Monday, 31 July 2017

Introduction to Azure Cosmos DB

Azure Cosmos DB is one of the latest cloud based service offerings from Microsoft. Azure Cosmos DB is a superset data service of DocumentDB. Earlier, Microsoft offered DocumentDB as Data as a Service (DaaS), which supported a limited set of features and functionalities. Microsoft’s engineers shared their challenges, running the company’s cloud-based services, such as Bing, Azure and Office 365 using DocumentDB. Microsoft understood their engineer’s challenges and marketed the opportunity to take DocumentDB to the next level. As a result, Microsoft come up with Azure Cosmos DB - A globally distributed, multi-model database.

Azure Cosmos DB is a schema-free database system designed for scalable, broadly distributed, highly responsive and highly available applications. Azure Cosmos DB also supports several NoSQL APIs including DocumentDB SQL, MongoDB, Gremlin, and Azure Tables. The Gremlin and Table Storage are currently in under preview. Azure Cosmos DB can handle a variety of data to store, like key-value, document, columnar, and graph types, in a variety of environments, including Internet of Things (IoT) and others.

Azure Cosmos DB

Azure Cosmos DB is a schema agnostic database engine to support multiple systems. This is a schema on-read database, which provides faster DB write operations.

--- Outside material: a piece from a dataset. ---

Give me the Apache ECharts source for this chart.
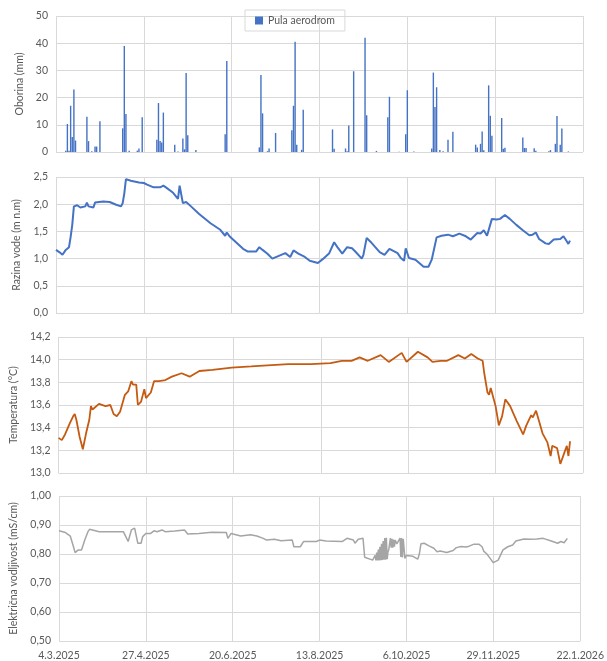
<!DOCTYPE html>
<html>
<head>
<meta charset="utf-8">
<script src="https://cdn.jsdelivr.net/npm/echarts@6/dist/echarts.min.js"></script>
<style>
html,body{margin:0;padding:0;background:#fff;}
#c{width:607px;height:661px;}
</style>
</head>
<body>
<div id="c"></div>
<script>
// ---------- DATA ----------
const xTickLabels = ['4.3.2025','27.4.2025','20.6.2025','13.8.2025','6.10.2025','29.11.2025','22.1.2026'];

const rainDates = ['2025-03-10','2025-03-11','2025-03-12','2025-03-13','2025-03-14','2025-03-15','2025-03-16','2025-03-23','2025-03-24','2025-03-26','2025-03-28','2025-03-29','2025-03-31','2025-04-14','2025-04-15','2025-04-16','2025-04-18','2025-04-23','2025-04-24','2025-04-26','2025-05-05','2025-05-06','2025-05-07','2025-05-08','2025-05-09','2025-05-16','2025-05-18','2025-05-21','2025-05-22','2025-05-23','2025-05-24','2025-05-29','2025-06-16','2025-06-17','2025-07-07','2025-07-08','2025-07-09','2025-07-12','2025-07-13','2025-07-17','2025-07-27','2025-07-28','2025-07-29','2025-07-30','2025-08-02','2025-08-03','2025-08-21','2025-08-22','2025-08-29','2025-08-30','2025-08-31','2025-09-03','2025-09-10','2025-09-11','2025-09-17','2025-09-24','2025-09-25','2025-10-01','2025-10-05','2025-10-06','2025-10-10','2025-10-21','2025-10-22','2025-10-23','2025-10-24','2025-10-26','2025-10-28','2025-10-31','2025-11-03','2025-11-17','2025-11-18','2025-11-20','2025-11-21','2025-11-22','2025-11-25','2025-11-26','2025-11-27','2025-12-03','2025-12-04','2025-12-05','2025-12-16','2025-12-17','2025-12-18','2025-12-23','2025-12-24','2026-01-01','2026-01-02','2026-01-05','2026-01-06','2026-01-08','2026-01-09','2026-01-13'];
const rainValues = [0.5,10.3,0.5,17,5.5,23,4.2,13,4,0.3,2,2,11.3,8.7,39,14,0.5,0.5,1.3,12.8,4.5,18,4,3.5,14.5,2.7,0.2,5,1,29,6.2,0.7,6.5,33.5,1.7,28.3,14.2,0.3,1.3,7,8,17,40.5,2.7,0.8,15.5,8.3,1.2,1.3,0.3,9.7,29.7,42,13.5,0.4,12.8,20.3,0.1,6.5,22.7,0.2,1.3,29.2,16.5,23.8,0.7,0.3,4.5,7.4,2.7,1.7,3,7.5,0.6,24.5,13.3,6,12.5,1.2,1.6,5.3,1.5,1.5,1.4,0.5,0.3,0.7,3,13.2,2.7,8.6,0.2];

const levelDates = ['2025-03-04','2025-03-06','2025-03-08','2025-03-10','2025-03-12','2025-03-13','2025-03-14','2025-03-15','2025-03-17','2025-03-19','2025-03-22','2025-03-23','2025-03-24','2025-03-27','2025-03-28','2025-04-02','2025-04-06','2025-04-10','2025-04-13','2025-04-14','2025-04-15','2025-04-16','2025-04-19','2025-04-24','2025-04-27','2025-04-29','2025-05-03','2025-05-07','2025-05-09','2025-05-11','2025-05-15','2025-05-18','2025-05-19','2025-05-20','2025-05-21','2025-05-23','2025-05-26','2025-05-31','2025-06-07','2025-06-13','2025-06-16','2025-06-17','2025-06-19','2025-06-23','2025-06-27','2025-06-30','2025-07-05','2025-07-07','2025-07-09','2025-07-12','2025-07-15','2025-07-19','2025-07-23','2025-07-26','2025-07-28','2025-07-31','2025-08-04','2025-08-07','2025-08-12','2025-08-15','2025-08-19','2025-08-22','2025-08-24','2025-08-27','2025-08-30','2025-09-02','2025-09-04','2025-09-08','2025-09-09','2025-09-11','2025-09-14','2025-09-19','2025-09-22','2025-09-25','2025-09-30','2025-10-02','2025-10-04','2025-10-05','2025-10-07','2025-10-11','2025-10-16','2025-10-19','2025-10-21','2025-10-24','2025-10-27','2025-10-31','2025-11-03','2025-11-07','2025-11-11','2025-11-14','2025-11-18','2025-11-20','2025-11-22','2025-11-24','2025-11-27','2025-11-30','2025-12-02','2025-12-05','2025-12-08','2025-12-12','2025-12-16','2025-12-20','2025-12-22','2025-12-24','2025-12-26','2025-12-30','2026-01-01','2026-01-04','2026-01-08','2026-01-10','2026-01-12','2026-01-13','2026-01-14'];
const levelValues = [1.16,1.12,1.07,1.16,1.21,1.40,1.62,1.96,1.98,1.94,1.96,2.03,1.96,1.94,2.03,2.05,2.04,1.99,1.96,2.02,2.20,2.46,2.43,2.40,2.39,2.36,2.31,2.31,2.34,2.30,2.21,2.10,2.34,2.33,2.02,2.04,1.96,1.82,1.65,1.53,1.42,1.48,1.40,1.29,1.18,1.13,1.13,1.21,1.16,1.09,1.00,1.05,1.10,1.03,1.15,1.09,1.03,0.96,0.92,0.99,1.10,1.30,1.21,1.09,1.21,1.19,1.13,1.00,1.07,1.38,1.29,1.12,1.07,1.18,1.10,1.01,0.96,1.19,1.01,0.98,0.85,0.85,0.98,1.39,1.42,1.44,1.41,1.46,1.41,1.35,1.47,1.46,1.52,1.42,1.73,1.72,1.73,1.80,1.73,1.62,1.52,1.43,1.44,1.48,1.36,1.28,1.27,1.35,1.36,1.41,1.32,1.27,1.33];

const tempDates = ['2025-03-04','2025-03-06','2025-03-08','2025-03-11','2025-03-13','2025-03-14','2025-03-15','2025-03-17','2025-03-19','2025-03-21','2025-03-23','2025-03-24','2025-03-25','2025-03-29','2025-04-02','2025-04-05','2025-04-07','2025-04-09','2025-04-11','2025-04-14','2025-04-16','2025-04-18','2025-04-19','2025-04-21','2025-04-22','2025-04-24','2025-04-26','2025-04-27','2025-04-30','2025-05-02','2025-05-05','2025-05-09','2025-05-13','2025-05-19','2025-05-24','2025-05-30','2025-06-07','2025-06-19','2025-07-01','2025-07-11','2025-07-24','2025-08-07','2025-08-19','2025-08-26','2025-09-01','2025-09-06','2025-09-11','2025-09-19','2025-09-24','2025-10-02','2025-10-05','2025-10-12','2025-10-18','2025-10-21','2025-10-26','2025-10-30','2025-11-06','2025-11-10','2025-11-14','2025-11-18','2025-11-21','2025-11-22','2025-11-24','2025-11-25','2025-11-26','2025-11-27','2025-11-29','2025-12-01','2025-12-03','2025-12-05','2025-12-08','2025-12-12','2025-12-16','2025-12-18','2025-12-21','2025-12-22','2025-12-24','2025-12-28','2025-12-31','2026-01-02','2026-01-03','2026-01-06','2026-01-08','2026-01-10','2026-01-12','2026-01-13','2026-01-14'];
const tempValues = [13.31,13.29,13.34,13.44,13.50,13.52,13.47,13.32,13.21,13.35,13.47,13.59,13.56,13.61,13.59,13.60,13.52,13.50,13.54,13.69,13.72,13.81,13.78,13.78,13.60,13.63,13.74,13.66,13.71,13.81,13.81,13.82,13.85,13.88,13.85,13.90,13.91,13.93,13.94,13.95,13.96,13.96,13.97,13.99,13.99,14.02,13.99,14.04,13.98,14.06,13.98,14.07,14.02,13.98,13.99,13.99,14.04,14.01,14.05,14.01,13.99,13.88,13.71,13.69,13.75,13.74,13.59,13.42,13.50,13.65,13.59,13.46,13.34,13.42,13.51,13.49,13.55,13.35,13.27,13.15,13.24,13.22,13.08,13.16,13.24,13.15,13.28];

const condDates = ['2025-03-04','2025-03-08','2025-03-11','2025-03-13','2025-03-14','2025-03-16','2025-03-18','2025-03-20','2025-03-22','2025-03-23','2025-03-29','2025-04-06','2025-04-13','2025-04-14','2025-04-16','2025-04-17','2025-04-18','2025-04-20','2025-04-21','2025-04-22','2025-04-24','2025-04-25','2025-04-27','2025-04-30','2025-05-02','2025-05-04','2025-05-07','2025-05-09','2025-05-15','2025-05-21','2025-05-23','2025-05-30','2025-06-07','2025-06-16','2025-06-17','2025-06-19','2025-06-25','2025-07-01','2025-07-05','2025-07-09','2025-07-11','2025-07-16','2025-07-20','2025-07-27','2025-07-28','2025-08-01','2025-08-03','2025-08-05','2025-08-11','2025-08-13','2025-08-17','2025-08-27','2025-08-28','2025-08-30','2025-09-03','2025-09-04','2025-09-06','2025-09-09','2025-09-10','2025-09-15','2025-09-15 12','2025-09-16','2025-09-16 12','2025-09-17','2025-09-17 12','2025-09-18','2025-09-18 12','2025-09-19','2025-09-19 12','2025-09-20','2025-09-20 12','2025-09-21','2025-09-21 12','2025-09-22','2025-09-22 12','2025-09-23','2025-09-23 12','2025-09-24','2025-09-24 12','2025-09-25','2025-09-26','2025-09-26 12','2025-09-27','2025-09-27 12','2025-09-28','2025-09-28 12','2025-09-29','2025-09-30','2025-10-01','2025-10-02','2025-10-02 12','2025-10-03','2025-10-03 12','2025-10-04','2025-10-04 12','2025-10-05','2025-10-06','2025-10-10','2025-10-13','2025-10-14','2025-10-15','2025-10-17','2025-10-20','2025-10-23','2025-10-25','2025-10-27','2025-10-31','2025-11-04','2025-11-06','2025-11-09','2025-11-12','2025-11-14','2025-11-17','2025-11-20','2025-11-22','2025-11-23','2025-11-25','2025-11-27','2025-11-29','2025-11-30','2025-12-02','2025-12-05','2025-12-08','2025-12-11','2025-12-13','2025-12-18','2025-12-22','2025-12-23','2025-12-26','2025-12-30','2026-01-04','2026-01-08','2026-01-10','2026-01-12','2026-01-14'];
const condValues = [0.880,0.874,0.862,0.825,0.805,0.814,0.814,0.848,0.877,0.885,0.877,0.877,0.877,0.866,0.843,0.848,0.883,0.889,0.885,0.837,0.837,0.860,0.871,0.871,0.880,0.877,0.883,0.877,0.879,0.883,0.869,0.871,0.875,0.874,0.854,0.871,0.862,0.866,0.862,0.854,0.848,0.851,0.846,0.848,0.825,0.825,0.843,0.843,0.843,0.848,0.845,0.843,0.837,0.854,0.848,0.837,0.851,0.854,0.789,0.779,0.785,0.778,0.795,0.778,0.805,0.778,0.815,0.778,0.825,0.779,0.835,0.779,0.845,0.780,0.855,0.780,0.856,0.782,0.808,0.815,0.855,0.822,0.852,0.822,0.850,0.825,0.848,0.835,0.835,0.855,0.790,0.855,0.788,0.852,0.853,0.785,0.795,0.792,0.782,0.800,0.835,0.837,0.828,0.820,0.808,0.810,0.805,0.812,0.822,0.826,0.824,0.827,0.834,0.834,0.825,0.810,0.800,0.785,0.770,0.768,0.779,0.814,0.825,0.831,0.845,0.852,0.851,0.846,0.852,0.854,0.845,0.837,0.843,0.839,0.854];

// ---------- helpers ----------
const START = Date.UTC(2025, 2, 4);
const DAY = 86400000;
function dayOf(s) {
  const p = s.split(/[- ]/).map(Number);
  return (Date.UTC(p[0], p[1] - 1, p[2], p[3] || 0) - START) / DAY;
}
function pairs(dates, vals) { return dates.map((d, i) => [dayOf(d), vals[i]]); }
function fmtDay(v) {
  const dt = new Date(START + v * DAY);
  return dt.getUTCDate() + '.' + (dt.getUTCMonth() + 1) + '.' + dt.getUTCFullYear();
}
const comma = n => v => v.toFixed(n).replace('.', ',');

const FONT = 'Lato';
const TXT = '#595959';
const GRIDC = '#d9d9d9';
const X_MIN = dayOf('2025-03-04'), X_MAX = dayOf('2026-01-22'), X_INT = 54;

const grids = [
  {left: 56, right: 24, top: 16, height: 136},
  {left: 56, right: 24, top: 177, height: 136},
  {left: 56, right: 24, top: 337, height: 136},
  {left: 56, right: 24, top: 496, height: 145}
];

function xAxis(i, showLabel) {
  return {
    type: 'value', gridIndex: i, min: X_MIN, max: X_MAX, interval: X_INT,
    axisLine: {show: false}, axisTick: {show: false},
    splitLine: {show: true, lineStyle: {color: GRIDC, width: 1}},
    axisLabel: {show: showLabel, color: TXT, fontFamily: FONT, fontSize: 10.5, margin: 9,
      formatter: v => fmtDay(v), showMinLabel: true, showMaxLabel: true}
  };
}
function yAxis(i, min, max, interval, fmt, name, gap) {
  return {
    type: 'value', gridIndex: i, min: min, max: max, interval: interval,
    axisLine: {show: false}, axisTick: {show: false},
    splitLine: {show: true, lineStyle: {color: GRIDC, width: 1}},
    axisLabel: {color: TXT, fontFamily: FONT, fontSize: 10.5, margin: 8, formatter: fmt},
    name: name, nameLocation: 'middle', nameRotate: 90, nameGap: gap,
    nameTextStyle: {color: TXT, fontFamily: FONT, fontSize: 10.5}
  };
}

const chart = echarts.init(document.getElementById('c'), null, {renderer: 'canvas'});
chart.setOption({
  animation: false,
  backgroundColor: '#fff',
  grid: grids,
  legend: {
    data: ['Pula aerodrom'], left: 245, top: 10,
    padding: [5, 10], borderColor: '#d9d9d9', borderWidth: 1,
    itemWidth: 8, itemHeight: 8, icon: 'rect',
    textStyle: {color: TXT, fontFamily: FONT, fontSize: 10.5}
  },
  xAxis: [xAxis(0, false), xAxis(1, false), xAxis(2, false), xAxis(3, true)],
  yAxis: [
    yAxis(0, 0, 50, 10, v => String(v), 'Oborina (mm)', 24),
    yAxis(1, 0, 2.5, 0.5, comma(1), 'Razina vode (m n.m)', 28),
    yAxis(2, 13.0, 14.2, 0.2, comma(1), 'Temperatura (°C)', 36),
    yAxis(3, 0.5, 1.0, 0.1, comma(2), 'Električna vodljivost (mS/cm)', 40)
  ],
  series: [
    {name: 'Pula aerodrom', type: 'bar', xAxisIndex: 0, yAxisIndex: 0,
     data: pairs(rainDates, rainValues), barWidth: 1.4,
     itemStyle: {color: '#4472C4'}},
    {name: 'Razina', type: 'line', xAxisIndex: 1, yAxisIndex: 1,
     data: pairs(levelDates, levelValues), showSymbol: false,
     lineStyle: {color: '#4472C4', width: 2}},
    {name: 'Temperatura', type: 'line', xAxisIndex: 2, yAxisIndex: 2,
     data: pairs(tempDates, tempValues), showSymbol: false,
     lineStyle: {color: '#C55A11', width: 1.8}},
    {name: 'Vodljivost', type: 'line', xAxisIndex: 3, yAxisIndex: 3,
     data: pairs(condDates, condValues), showSymbol: false,
     lineStyle: {color: '#A5A5A5', width: 1.5}}
  ]
});
</script>
</body>
</html>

In rest of this article, we will talk about some of the key capabilities of Azure Cosmos DB, which make it stand out from other members in the NoSQL family.

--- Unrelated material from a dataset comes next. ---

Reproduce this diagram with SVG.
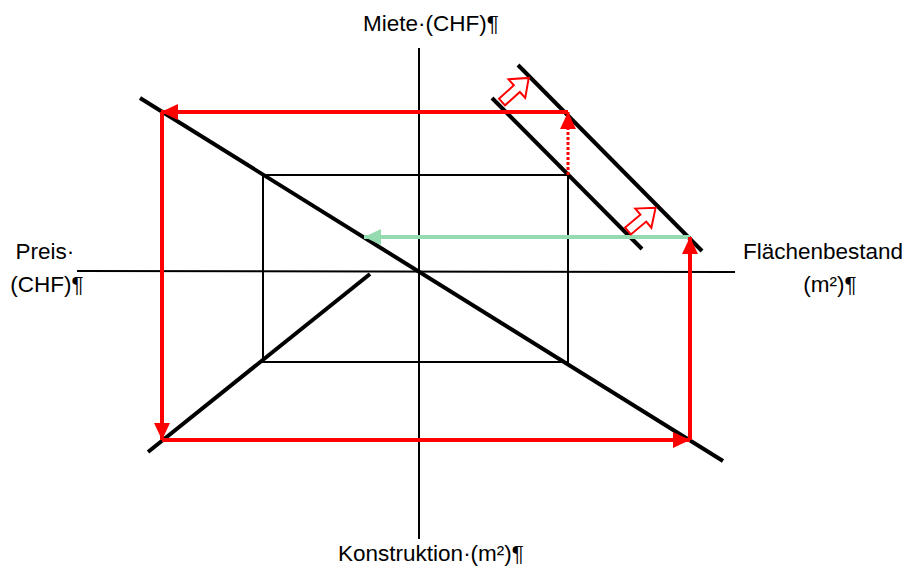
<svg xmlns="http://www.w3.org/2000/svg" width="909" height="569" viewBox="0 0 909 569">
<style>
  .lbl { font-family: "Liberation Sans", Arial, sans-serif; font-size: 22.5px; fill: #000; }
  .thin { stroke: #000; stroke-width: 2; fill: none; }
  .thick { stroke: #000; stroke-width: 4; fill: none; }
  .red { stroke: #ff0000; stroke-width: 4; fill: none; }
  .reddot { stroke: #ff0000; stroke-width: 3; stroke-dasharray: 3 2; fill: none; }
  .green { stroke: #94dcb0; stroke-width: 4; fill: none; }
  .block { stroke: #ff0000; stroke-width: 2; fill: #fff; stroke-linejoin: miter; }
</style>
<defs>
  <marker id="ar" markerUnits="userSpaceOnUse" markerWidth="18" markerHeight="16" refX="17" refY="8" orient="auto">
    <path d="M0,0 L17,8 L0,16 Z" fill="#ff0000"/>
  </marker>
  <marker id="ag" markerUnits="userSpaceOnUse" markerWidth="18" markerHeight="16" refX="17" refY="8" orient="auto">
    <path d="M0,0 L17,8 L0,16 Z" fill="#94dcb0"/>
  </marker>
  <path id="blk" d="M0,-4.5 L20,-4.5 L20,-12.5 L36,0 L20,12.5 L20,4.5 L0,4.5 Z"/>
</defs>
<rect width="909" height="569" fill="#fff"/>

<g id="axes">
  <line class="thin" x1="419" y1="48" x2="419" y2="539"/>
  <line class="thin" x1="77" y1="271" x2="735" y2="272"/>
</g>

<g id="rectangle">
  <rect class="thin" x="263" y="175" width="305" height="187"/>
</g>

<g id="lines">
  <line class="thick" x1="140" y1="98" x2="723" y2="461"/>
  <line class="thick" x1="148" y1="452" x2="370" y2="274"/>
  <line class="thick" x1="492" y1="98" x2="642" y2="249"/>
  <line class="thick" x1="518" y1="65" x2="702" y2="251"/>
</g>

<g id="connectors">
  <line class="green" x1="690" y1="237" x2="364" y2="237" marker-end="url(#ag)"/>
  <line class="red" x1="568" y1="112" x2="161" y2="112" marker-end="url(#ar)"/>
  <line class="red" x1="162" y1="112" x2="162" y2="440" marker-end="url(#ar)"/>
  <line class="red" x1="162" y1="440" x2="690" y2="440" marker-end="url(#ar)"/>
  <line class="red" x1="690" y1="440" x2="690" y2="237" marker-end="url(#ar)"/>
  <line class="reddot" x1="568" y1="175" x2="568" y2="112" marker-end="url(#ar)"/>
</g>

<g id="shift-arrows">
  <use href="#blk" class="block" transform="translate(502,102) rotate(-42)"/>
  <use href="#blk" class="block" transform="translate(628,231) rotate(-40)"/>
</g>

<g id="labels">
  <text class="lbl" x="431" y="31" text-anchor="middle">Miete·(CHF)¶</text>
  <text class="lbl" x="45" y="259" text-anchor="middle">Preis·</text>
  <text class="lbl" x="47" y="292" text-anchor="middle">(CHF)¶</text>
  <text class="lbl" x="823" y="259" text-anchor="middle">Flächenbestand</text>
  <text class="lbl" x="830" y="292" text-anchor="middle">(m²)¶</text>
  <text class="lbl" x="431" y="561" text-anchor="middle">Konstruktion·(m²)¶</text>
</g>
</svg>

Azure Cosmos DB has robust capabilities that support globally distributed, multi-data models with a rich set of APIs to access and query the data for high availability and highly responsive critical applications for any organization.

Some of the key capabilities are:

1) Global Distribution
2) Multi-model, multi-API support
3) Horizontal scaling of storage and throughput
4) Low latency
5) Transparent multi-homing
6) Multiple, well-defined consistency models
7) Schema-free

The global distribution capability helps to distribute the application instantly. Azure Cosmos DB provides two kinds of distribution;

1) Local distribution
2) Global Distribution.

1. Local distribution: All resources available in a region will be horizontally partitioned using resource partitions.
2. Global Distributions: this is a distribution of resource partition across geographical regions.

Global distribution of resources in Cosmos DB is turn-key. At any time with a few button clicks or programmatically with a single API call, a user can associate any number of geographical regions with their database account.

Azure Cosmos DB natively supports multiple data models including documents, key-value, graph and column family. This database engine is based on the atom-record-sequence (ARS) data model.

ARS data model:

Atom (A) – Atoms consist of a small set of primitive data types like number, string and Boolean.

Record (R) - Records are structs composed of types stored in Atom.

Sequence (S) - Sequences represent arrays consisting of atoms, records, or sequences.

The database engine supports multiple database APIs for data access and querying like DocumentDB SQL, MongoDB, Gremlin (preview), and Azure Tables (preview).

As a user of Cosmos DB, Microsoft assures end-to-end very low latency at 99th percentile within the same Azure region. Cosmos DB provides a method to the user to distinguish between transactions with high latency vs. a database being unavailable.

Azure Cosmos DB also offers more granular options over the control that decides database performance, and consistency. Consistency is a database concept that requires all data to be written to the database in harmony with rules required by the engineer, but it can be set at different levels depending on speed and accuracy when returning data to the user. Microsoft allows engineers to choose between five well-defined consistency models along the consistency spectrum – strong, bounded staleness, session, consistent prefix, and eventual.

Azure Cosmos DB engine is designed to manage elastically scaled throughput, based on the application traffic patterns across different geographical regions, to support fluctuating workloads varying both by geography and time.

Whenever you are in the phase of designing and developing an application, do you always think about how your system should behave at the time of failure or disaster? Transparent multi-homing is the capability that supports an application in the unlikely event of regional failure or disaster. Azure Cosmos DB automatically fails over in the order of defined priority. Priorities can be used to direct the requests to specific available regions in the event of regional failures. One of the best parts is dynamic association of “priority” to the regions associated with the Azure Cosmos DB database account.

Azure Cosmos DB’s database engine is fully schema agnostic and Schema-free. The prime benefit of this feature is that It automatically indexes all the data it ingests without requiring any schema or indexes.

Overall, Azure Cosmos DB gives a level of transparency over the choices needed to be required to design an enterprise level application.